Nice to see you are making some progress - keep plugging away
The house is technically mine. From 2009 - 2012 my Sister was lodging at the house and she was paying me £400 a month and was also paying me for the council tax which was 148 a month. So she was paying me 548 most months. I was counting all of this as rental income. I hope that was correct. I was claiming 4250 off this income anyway for the rent-a-room scheme.
July 2012 Sister moved out and I took on 2 lodgers I set up a DD to pay my sister 400 a month. The lodgers together bringing 950 a month. We all went thirds on the council tax so about 1050 going to the account, I appears I included the 400 SOME of the time (really not sure why it was inconsistent), and got 4250 off the taxable amount. This went on until April 2014 when the lodgers left. The house was empty in May/Jun/Jul 2014 and was being renovated including carpets, all interior paintwork etc.
From Aug 2014 I moved in with my parents and rented my entire house out for 1175/m and didn't claim any expenses other than the renovation/insurance/annual gas safety checks. My payments of 400 /m to my Sister carried on until August 2015. U was obligated to pay this as our Dad had helped finance the house and wanted us to both benefit from it. I did not declare the full 1175 rental income, only the net minus the 400 as it wasn't mine.

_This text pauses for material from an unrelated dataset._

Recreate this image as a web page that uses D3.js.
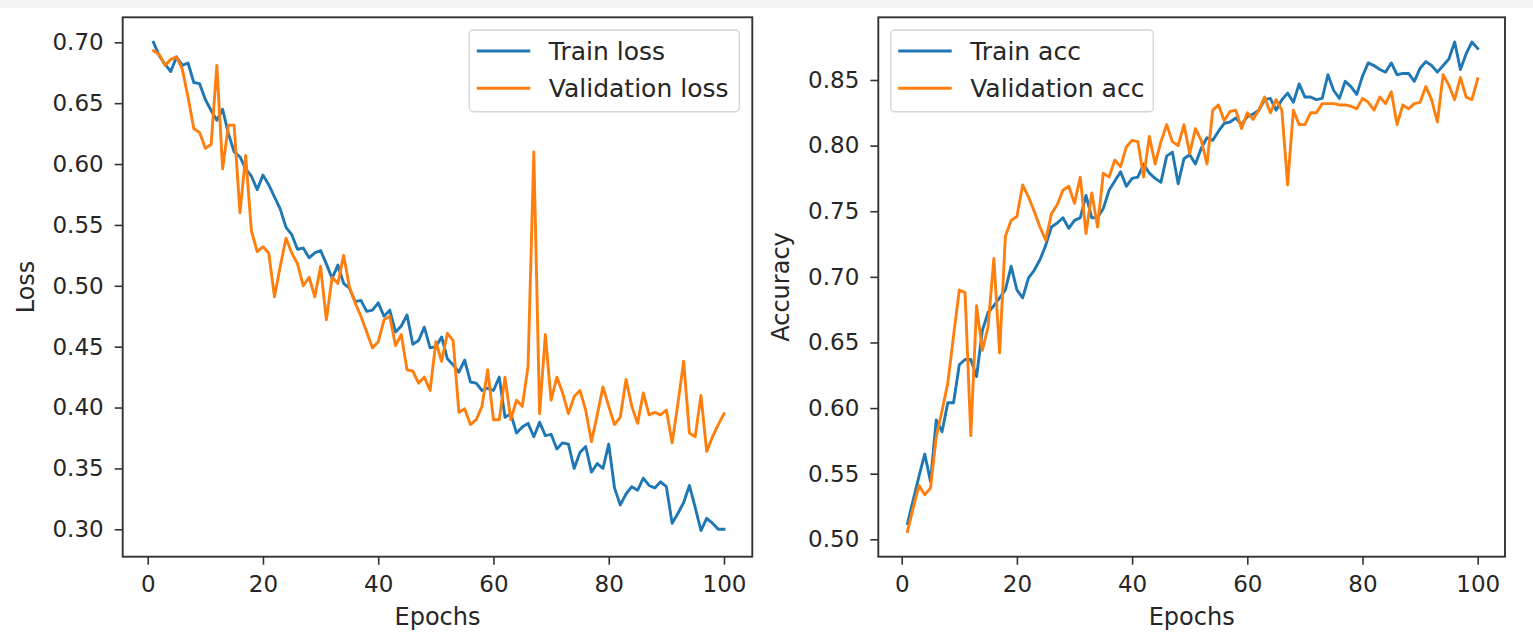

HMRC have only looked at one year.. Apr 2014- Apr 2015 and are trying to apply extra 400 a month right back to 2009/2010 despite this not starting until 2012. I can hopefully put them straight on that part of their 'query' once i present them with the figures that I have actually worked out.
With regard to prior extrapolation by hmrc after they have proved an issue with the year of enquiry - if you provide them of reasonable evidence that things were different in prior years they should revise their calcs as appropriate - they shouldnt seek to tax other years if it is obvious tax isnt due - it is always in your upmost interests to always show that any errors are very one of in nature if that is likely to be the case.
Reference deduction for money paid to your sister this sound confusing - is the house wholly in your name only? - with no specific arrangement otherwise? if it is hmrc may take more convincing you only received half the income, i would not expect though that they would look to tax the same income twice - by providing evidence that you sister has paid tax on this income or at least declared the income to hmrc this may help the situation. If its all in your name though and you simply informally gift your sister money each month that she does not treat as taxable income then it is likely that you may be struggling to convince hmrc that the whole income isnt taxable.
As warmstax advises if you run into a brickwall on any aspects that would be the time to appoint a suitable expert to see if there is any other ways to make hmrc see sense.